## Given request
Extract only the first line of the listing and every line after it up to and including the one with "anchor=north west] (enabl)". Omit the pictures.

## Source material
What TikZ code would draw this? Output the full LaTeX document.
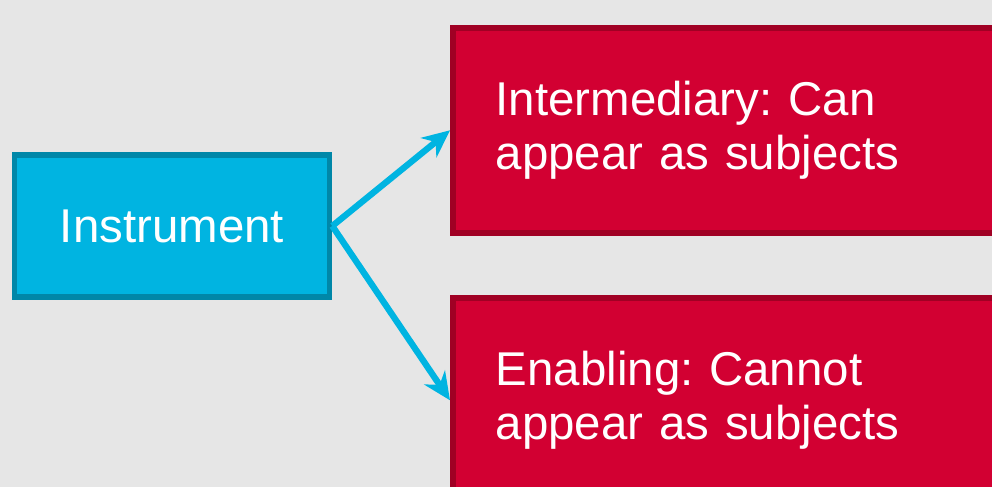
\documentclass[tikz,border=0pt]{standalone}
\usepackage{fontspec}
\setmainfont{Liberation Sans}
\usetikzlibrary{arrows.meta, positioning}
\usepackage{xcolor}
\definecolor{bggray}{HTML}{E6E6E6}
\definecolor{instfill}{HTML}{00B4E1}
\definecolor{instline}{HTML}{0087A8}
\definecolor{kindfill}{HTML}{D20032}
\definecolor{kindline}{HTML}{A00024}
\frenchspacing

\begin{document}
\begin{tikzpicture}[x=0.02cm, y=-0.02cm,
  box/.style={draw, line width=3.2pt, text=white, font=\fontsize{27}{31}\selectfont},
  kind/.style={fill=kindfill, draw=kindline, minimum height=4.1cm, text width=10.1cm, inner xsep=0.86cm, align=left},
  link/.style={draw=instfill, line width=3.6pt, -{Stealth[length=0.55cm, width=0.5cm]}}]
\clip (0,0) rectangle (992,487);
\fill[bggray] (0,0) rectangle (992,487);

% Instrument node
\node[box, fill=instfill, draw=instline, minimum width=6.3cm, minimum height=2.84cm] (instr) at (172,226) {Instrument};

% Kind nodes
\node[box, kind, anchor=north west] (interm) at (450,25) {Intermediary: Can\\appear as subjects};
\node[box, kind, anchor=north west] (enabl) at (450,295) {Enabling: Cannot\\appear as subjects};

% Arrows from instrument to kinds
\draw[link] (instr.east) -- (interm.west);
\draw[link] (instr.east) -- (enabl.west);
\end{tikzpicture}
\end{document}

## Reply to the task
What TikZ code would draw this? Output the full LaTeX document.
\documentclass[tikz,border=0pt]{standalone}
\usepackage{fontspec}
\setmainfont{Liberation Sans}
\usetikzlibrary{arrows.meta, positioning}
\usepackage{xcolor}
\definecolor{bggray}{HTML}{E6E6E6}
\definecolor{instfill}{HTML}{00B4E1}
\definecolor{instline}{HTML}{0087A8}
\definecolor{kindfill}{HTML}{D20032}
\definecolor{kindline}{HTML}{A00024}
\frenchspacing

\begin{document}
\begin{tikzpicture}[x=0.02cm, y=-0.02cm,
  box/.style={draw, line width=3.2pt, text=white, font=\fontsize{27}{31}\selectfont},
  kind/.style={fill=kindfill, draw=kindline, minimum height=4.1cm, text width=10.1cm, inner xsep=0.86cm, align=left},
  link/.style={draw=instfill, line width=3.6pt, -{Stealth[length=0.55cm, width=0.5cm]}}]
\clip (0,0) rectangle (992,487);
\fill[bggray] (0,0) rectangle (992,487);

% Instrument node
\node[box, fill=instfill, draw=instline, minimum width=6.3cm, minimum height=2.84cm] (instr) at (172,226) {Instrument};

% Kind nodes
\node[box, kind, anchor=north west] (interm) at (450,25) {Intermediary: Can\\appear as subjects};
\node[box, kind, anchor=north west] (enabl) at (450,295) {Enabling: Cannot\\appear as subjects};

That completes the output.